Begin MATERIAL TO PROCESS

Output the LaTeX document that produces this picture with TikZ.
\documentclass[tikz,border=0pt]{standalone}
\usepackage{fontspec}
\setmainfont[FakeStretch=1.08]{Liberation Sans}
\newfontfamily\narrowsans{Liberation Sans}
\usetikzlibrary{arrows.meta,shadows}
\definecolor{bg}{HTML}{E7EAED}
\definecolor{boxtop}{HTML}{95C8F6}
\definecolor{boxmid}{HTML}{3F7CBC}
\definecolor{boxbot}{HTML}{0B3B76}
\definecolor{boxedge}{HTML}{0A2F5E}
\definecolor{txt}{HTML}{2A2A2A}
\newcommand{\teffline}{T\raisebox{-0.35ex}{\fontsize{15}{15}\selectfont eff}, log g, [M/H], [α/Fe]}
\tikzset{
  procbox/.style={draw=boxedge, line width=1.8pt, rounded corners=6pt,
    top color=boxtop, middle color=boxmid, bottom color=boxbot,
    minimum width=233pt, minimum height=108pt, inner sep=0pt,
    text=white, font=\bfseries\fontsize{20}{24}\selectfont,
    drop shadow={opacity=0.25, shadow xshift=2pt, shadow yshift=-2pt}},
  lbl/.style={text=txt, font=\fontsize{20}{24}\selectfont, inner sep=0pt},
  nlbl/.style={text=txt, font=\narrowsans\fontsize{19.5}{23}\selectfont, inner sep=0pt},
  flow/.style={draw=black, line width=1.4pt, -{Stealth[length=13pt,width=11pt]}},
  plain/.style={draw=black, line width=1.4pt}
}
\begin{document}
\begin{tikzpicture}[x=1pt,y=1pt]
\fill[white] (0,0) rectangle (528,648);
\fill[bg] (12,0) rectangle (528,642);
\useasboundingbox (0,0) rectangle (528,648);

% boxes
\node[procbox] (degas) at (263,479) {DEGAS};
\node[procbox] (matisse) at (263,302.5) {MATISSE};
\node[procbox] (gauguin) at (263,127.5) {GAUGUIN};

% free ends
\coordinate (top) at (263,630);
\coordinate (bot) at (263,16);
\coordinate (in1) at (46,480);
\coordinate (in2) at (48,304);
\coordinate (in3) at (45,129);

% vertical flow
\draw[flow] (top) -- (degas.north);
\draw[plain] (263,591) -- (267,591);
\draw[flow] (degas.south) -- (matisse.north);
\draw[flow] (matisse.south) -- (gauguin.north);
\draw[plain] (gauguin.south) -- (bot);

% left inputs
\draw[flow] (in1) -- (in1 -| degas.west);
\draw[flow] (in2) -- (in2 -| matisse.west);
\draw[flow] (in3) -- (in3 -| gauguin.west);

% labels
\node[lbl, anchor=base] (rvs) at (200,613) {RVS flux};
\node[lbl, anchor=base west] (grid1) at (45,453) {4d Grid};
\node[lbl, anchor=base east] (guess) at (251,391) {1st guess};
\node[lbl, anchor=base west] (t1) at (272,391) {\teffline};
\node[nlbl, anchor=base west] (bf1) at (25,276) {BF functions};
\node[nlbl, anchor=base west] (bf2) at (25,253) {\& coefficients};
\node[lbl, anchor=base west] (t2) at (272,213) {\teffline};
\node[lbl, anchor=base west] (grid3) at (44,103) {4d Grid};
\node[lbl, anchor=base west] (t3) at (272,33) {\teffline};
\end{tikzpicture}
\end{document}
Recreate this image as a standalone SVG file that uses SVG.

End MATERIAL TO PROCESS

### TASK STATEMENT
Repeat the records above in full, character for character.

### PROBLEM SOLUTION
Output the LaTeX document that produces this picture with TikZ.
\documentclass[tikz,border=0pt]{standalone}
\usepackage{fontspec}
\setmainfont[FakeStretch=1.08]{Liberation Sans}
\newfontfamily\narrowsans{Liberation Sans}
\usetikzlibrary{arrows.meta,shadows}
\definecolor{bg}{HTML}{E7EAED}
\definecolor{boxtop}{HTML}{95C8F6}
\definecolor{boxmid}{HTML}{3F7CBC}
\definecolor{boxbot}{HTML}{0B3B76}
\definecolor{boxedge}{HTML}{0A2F5E}
\definecolor{txt}{HTML}{2A2A2A}
\newcommand{\teffline}{T\raisebox{-0.35ex}{\fontsize{15}{15}\selectfont eff}, log g, [M/H], [α/Fe]}
\tikzset{
  procbox/.style={draw=boxedge, line width=1.8pt, rounded corners=6pt,
    top color=boxtop, middle color=boxmid, bottom color=boxbot,
    minimum width=233pt, minimum height=108pt, inner sep=0pt,
    text=white, font=\bfseries\fontsize{20}{24}\selectfont,
    drop shadow={opacity=0.25, shadow xshift=2pt, shadow yshift=-2pt}},
  lbl/.style={text=txt, font=\fontsize{20}{24}\selectfont, inner sep=0pt},
  nlbl/.style={text=txt, font=\narrowsans\fontsize{19.5}{23}\selectfont, inner sep=0pt},
  flow/.style={draw=black, line width=1.4pt, -{Stealth[length=13pt,width=11pt]}},
  plain/.style={draw=black, line width=1.4pt}
}
\begin{document}
\begin{tikzpicture}[x=1pt,y=1pt]
\fill[white] (0,0) rectangle (528,648);
\fill[bg] (12,0) rectangle (528,642);
\useasboundingbox (0,0) rectangle (528,648);

% boxes
\node[procbox] (degas) at (263,479) {DEGAS};
\node[procbox] (matisse) at (263,302.5) {MATISSE};
\node[procbox] (gauguin) at (263,127.5) {GAUGUIN};

% free ends
\coordinate (top) at (263,630);
\coordinate (bot) at (263,16);
\coordinate (in1) at (46,480);
\coordinate (in2) at (48,304);
\coordinate (in3) at (45,129);

% vertical flow
\draw[flow] (top) -- (degas.north);
\draw[plain] (263,591) -- (267,591);
\draw[flow] (degas.south) -- (matisse.north);
\draw[flow] (matisse.south) -- (gauguin.north);
\draw[plain] (gauguin.south) -- (bot);

% left inputs
\draw[flow] (in1) -- (in1 -| degas.west);
\draw[flow] (in2) -- (in2 -| matisse.west);
\draw[flow] (in3) -- (in3 -| gauguin.west);

% labels
\node[lbl, anchor=base] (rvs) at (200,613) {RVS flux};
\node[lbl, anchor=base west] (grid1) at (45,453) {4d Grid};
\node[lbl, anchor=base east] (guess) at (251,391) {1st guess};
\node[lbl, anchor=base west] (t1) at (272,391) {\teffline};
\node[nlbl, anchor=base west] (bf1) at (25,276) {BF functions};
\node[nlbl, anchor=base west] (bf2) at (25,253) {\& coefficients};
\node[lbl, anchor=base west] (t2) at (272,213) {\teffline};
\node[lbl, anchor=base west] (grid3) at (44,103) {4d Grid};
\node[lbl, anchor=base west] (t3) at (272,33) {\teffline};
\end{tikzpicture}
\end{document}
Recreate this image as a standalone SVG file that uses SVG.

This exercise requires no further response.